“Was it a Vision, or a Waking Dream?”

One of the most interesting themes I’ve noticed in these Romantic-Era texts is the focus on the unknown. This week’s readings were especially loaded with images of vast, dark abysses where the happenings of Earth are determined or overseen by a shadowy entity. Many of these images are implied to have been conjured up in a  half-dream-like state in which the author insists must be a reflection of the waking world. In Byron’s “Darkness,” the author begins by telling the reader that the scene that follows came from a dream that “was not all a dream,” implying that there are some aspects of the poem intended to mirror the real world (614). The that follow this disclaimer–the extinguishing of the sun, humanity’s self-destruction, and the eventual still barrenness of Earth–all hypothesize how the end of the world would play out if there were to be no more light left on Earth. The author’s images are bleak, portraying a world in which humans burn their surroundings for light, eat each other for food, and–when only two humans (enemies!) remain–die at the shock of what is left of humanity. All of this, Byron suggests, would result in Darkness (which he finds synonymous with “the Universe”) consuming the planet. Yikes.

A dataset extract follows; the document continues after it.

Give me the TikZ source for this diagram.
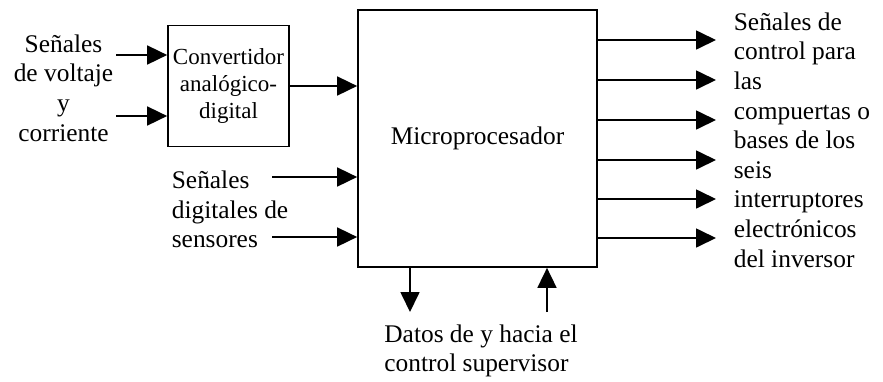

Byron wasn’t the only one pondering the terrifying vastness of the unknown at the time. Though considerably less dark than “Darkness,” Shelley’s “Mont Blanc” and “Ozymandias” both touch on themes of vastness, eternity, and the great unknown in relation to the human experience. In “Mont Blanc,” it seems that Shelley, like Byron, is imagining an Earth-ending power, this time ice rather than fire. As he marvels in the scenery of the “Ravine of Arve,” Shelley notes the “deep eternity” of the glacier that formed the river (785). It seems like both authors are aware of the tininess of humanity in comparison to the Earth and the universe, and both seem to imply a greater state of being because of this awareness. For Shelley, however; the tone seems to be more of admiration than horror–the power of glaciers to carve the land and overpower man is something that is liberating to behold.

Another similarity between “Mont Blanc” and “Darkness” that I noticed was the reference to the dream world. In “Mont Blanc,” Shelley writes, “Some say that gleams of a remoter world / visit the soul in sleep,– that death is slumber…” and “I look on high; / has some unknown omnipotence unfurled / the veil of life and death? or do I lie / in dream, and does the mightier world of sleep / spread far around and inaccessibly / its circles?” (lines 50-57). Here, he is questioning the role of the waking and sleeping worlds, and whether death reveals the “remoter world” which sits at the outskirts of our dreams. While humans certainly began questioning the role of dreams long before the Romantic Era, it’s interesting to me that so many authors during this time wrote of dreams in relation to humanities role in the universe. This seems to be an indirect result of the scientific breakthroughs occurring at the time–as we started knowing more about the universe, we started having more and more questions about our role in it.

Jumping on the dream wagon last this week is Keats, who, like Byron and Shelley, also wondered about reality and humanity. Keats’ “Ode to a Nightingale,” is similar to the aforementioned poems in a few ways. Like Shelley, Keats uses an interaction with nature to make a broader statement about humanity and its relationship with the universe. Considering getting drunk on wine and following the bird into the woods to “Fade far away, dissolve, and quite forget / what thou among the leaves hast never known,” Keats implies a purity in nature that humans have lost hold of (lines 21-22). He turns to the “immortal” bird to tap into its centuries-old wisdom, saying “The voice I hear this passing night was heard / in ancient days by emperor and clown: / perhaps the self-same song that found a path / through the sad heart of Ruth, when, sick for home…” (lines 64-66). This observation–that birds had been singing the same song for an immeasurable amount of time–seems to echo the themes of eternity and immortality in Byron and Shelley’s works. Furthermore, Keats wraps up his poem by questioning whether any of it really happened by asking “Was it a vision, or a waking dream? / Fled is that music: — Do I wake or sleep?” (lines 79-80).

These poems all seem to touch on the Romantic-era themes of the sublime, the dark and unknown, the connection between emotion and experience, and the role of nature in our world. Even in these authors’ less-grandiose poems, images of space, vast openness, and dreaming play a major role in the poets’ depictions of life at the time. Which says a lot about how insecure they must’ve felt about their places in the universe!